The Lambeth Fringe is on now until 20 October. Explore the programme, including Guru Dave,  here. And you better act quick, as those Runoff wannabies Time Out are on to it! 

Free Culture Week 1 – Covi-Mora and Greengrassi Galleries

In the first instalment of our three part free culture crawl around Greater Kennington, we find ourselves in the highly acclaimed yet little known Covi-Mora and Greengrassi galleries,  located incongruously in a kind of alley behind the towers of the Hurley Estate. Commercial galleries can sometimes seems a daunting to normal folk such as us, but rest assured these galleries not only want you to visit but require it to stay afloat. And by looking at the many staff on hand scrolling through their DM’s, they welcome the diversion that your custom and mere presence offers. 

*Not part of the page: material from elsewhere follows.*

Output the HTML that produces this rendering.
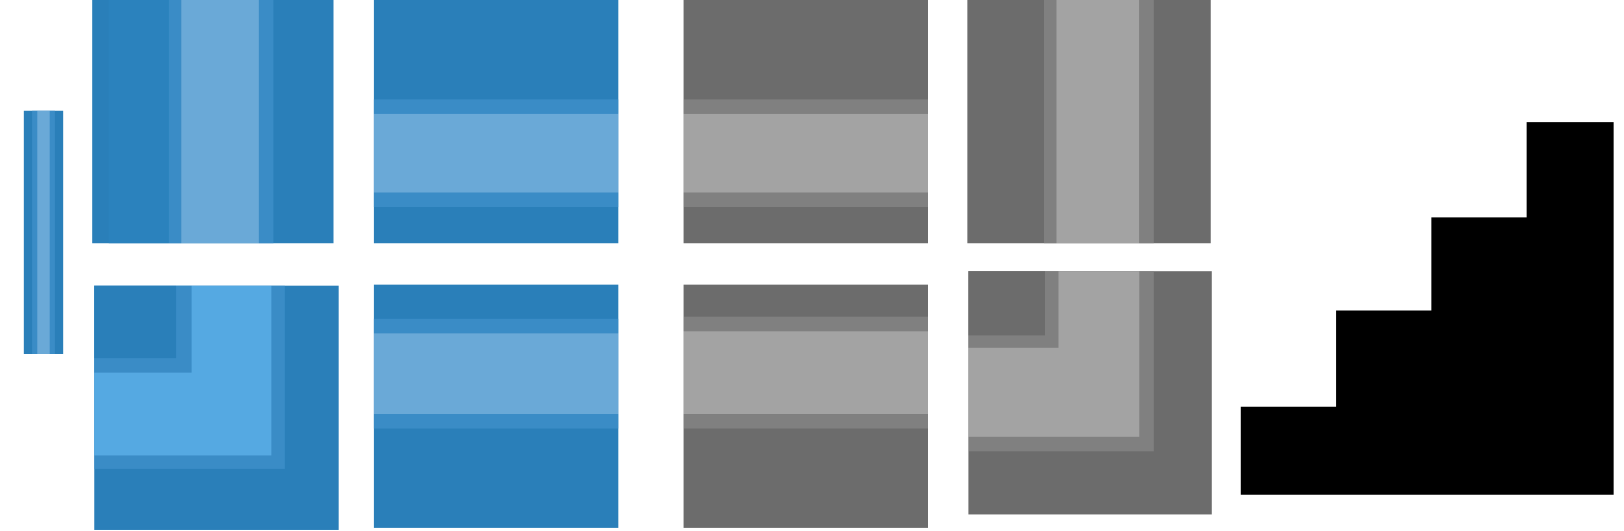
<!DOCTYPE html>
<html><head><meta charset="utf-8"><style>
html,body{margin:0;padding:0;background:#fff;width:1624px;height:531px;overflow:hidden}
</style></head><body>
<svg width="1624" height="531" viewBox="0 0 1568 513" preserveAspectRatio="none" style="position:absolute;left:0;top:0">
<g>
<rect x="23" y="107" width="38" height="235" fill="#2a7fb9"/>
<rect x="31" y="107" width="22" height="235" fill="#3a8cc6"/>
<rect x="36" y="107" width="12" height="235" fill="#6aa9d7"/>
</g>
<g>
<rect x="89" y="0" width="233" height="235" fill="#2a7fb9"/>
<rect x="105" y="0" width="58" height="235" fill="#2b82bd"/>
<rect x="163" y="0" width="12" height="235" fill="#3a8cc6"/>
<rect x="175" y="0" width="75" height="235" fill="#6aa9d7"/>
<rect x="250" y="0" width="14" height="235" fill="#3a8cc6"/>
</g>
<g>
<rect x="361" y="0" width="236" height="235" fill="#2a7fb9"/>
<rect x="361" y="96" width="236" height="14" fill="#3a8cc6"/>
<rect x="361" y="110" width="236" height="76" fill="#6aa9d7"/>
<rect x="361" y="186" width="236" height="14" fill="#3a8cc6"/>
</g>
<g>
<rect x="660" y="0" width="236" height="235" fill="#6c6c6c"/>
<rect x="660" y="96" width="236" height="14" fill="#808080"/>
<rect x="660" y="110" width="236" height="76" fill="#a3a3a3"/>
<rect x="660" y="186" width="236" height="14" fill="#808080"/>
</g>
<g>
<rect x="934" y="0" width="235" height="235" fill="#6c6c6c"/>
<rect x="1008" y="0" width="12" height="235" fill="#808080"/>
<rect x="1020" y="0" width="80" height="235" fill="#a3a3a3"/>
<rect x="1100" y="0" width="14" height="235" fill="#808080"/>
</g>
<g>
<rect x="91" y="276" width="236" height="236" fill="#2a7fb9"/>
<rect x="91" y="276" width="184" height="177" fill="#3a8cc6"/>
<rect x="91" y="276" width="171" height="164" fill="#55a9e2"/>
<rect x="91" y="276" width="94" height="84" fill="#3a8cc6"/>
<rect x="91" y="276" width="79" height="70" fill="#2a7fb9"/>
</g>
<g>
<rect x="361" y="275" width="236" height="235" fill="#2a7fb9"/>
<rect x="361" y="308" width="236" height="14" fill="#3a8cc6"/>
<rect x="361" y="322" width="236" height="78" fill="#6aa9d7"/>
<rect x="361" y="400" width="236" height="14" fill="#3a8cc6"/>
</g>
<g>
<rect x="660" y="275" width="236" height="235" fill="#6c6c6c"/>
<rect x="660" y="306" width="236" height="14" fill="#808080"/>
<rect x="660" y="320" width="236" height="80" fill="#a3a3a3"/>
<rect x="660" y="400" width="236" height="14" fill="#808080"/>
</g>
<g>
<rect x="935" y="262" width="235" height="235" fill="#6c6c6c"/>
<rect x="935" y="262" width="179" height="174" fill="#808080"/>
<rect x="935" y="262" width="165" height="160" fill="#a3a3a3"/>
<rect x="935" y="262" width="87" height="74" fill="#808080"/>
<rect x="935" y="262" width="74" height="62" fill="#6c6c6c"/>
</g>
<path d="M1198 478 L1198 393 L1290 393 L1290 300 L1382 300 L1382 210 L1474 210 L1474 118 L1558 118 L1558 478 Z" fill="#000"/>
</svg>
</body></html>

Covi-Mora is located on the second floor are currently showing work by American artist Myra Green.  The show is called A New Pattern, and she explores the way we perceive colour by the use of the ombre dye found in fabric. The results in these round works are captivating and create figures out of what look like random splashes.

Downstairs in Greengrassi we come across the work Irish born and London based artist Anne Ryan. On the right are ceramics which look at first like random pieces of discarded and painted pottery but on closer inspection morph into mass heaps of humanity. On the left are small canvases which look as if they were ripped out of larger, French genre paintings. Everything from a carriage and horses to strolling soldiers are depicted in her miniatures. 

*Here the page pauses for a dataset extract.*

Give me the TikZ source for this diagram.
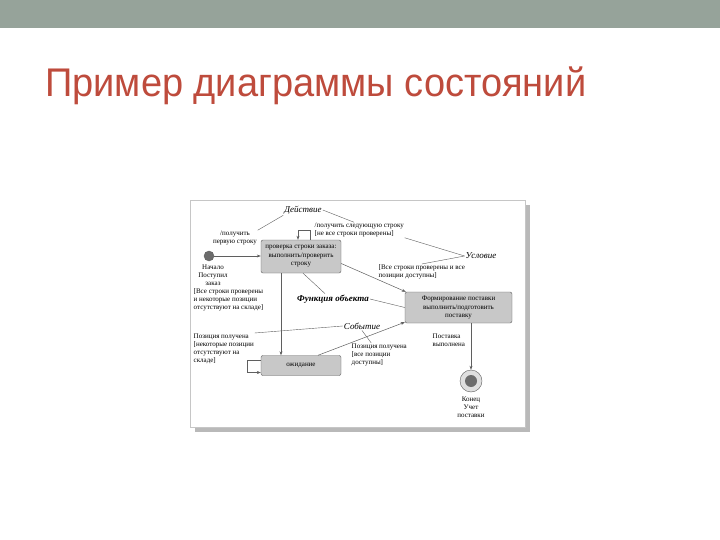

The galleries also operate a pop up gallery called ‘NEITHER’ at 2 Wincott Parade in Kennington Road. It is currently showing works by artist Anika Roach. Access to this site is by arrangement but as it’s in a shop front you can just see the paintings on your way home from the pub. 

Covi-Mora and Greengassi galleries are located at at 1A Kempsford Road SE11 4NU. The entrance looks not unlike the doors to a prison or a sex dungeon (not that we’d know), but once buzzed through the staff are very merry and helpful folk. The three gallery spaces are showing the current exhibits until the first week of October.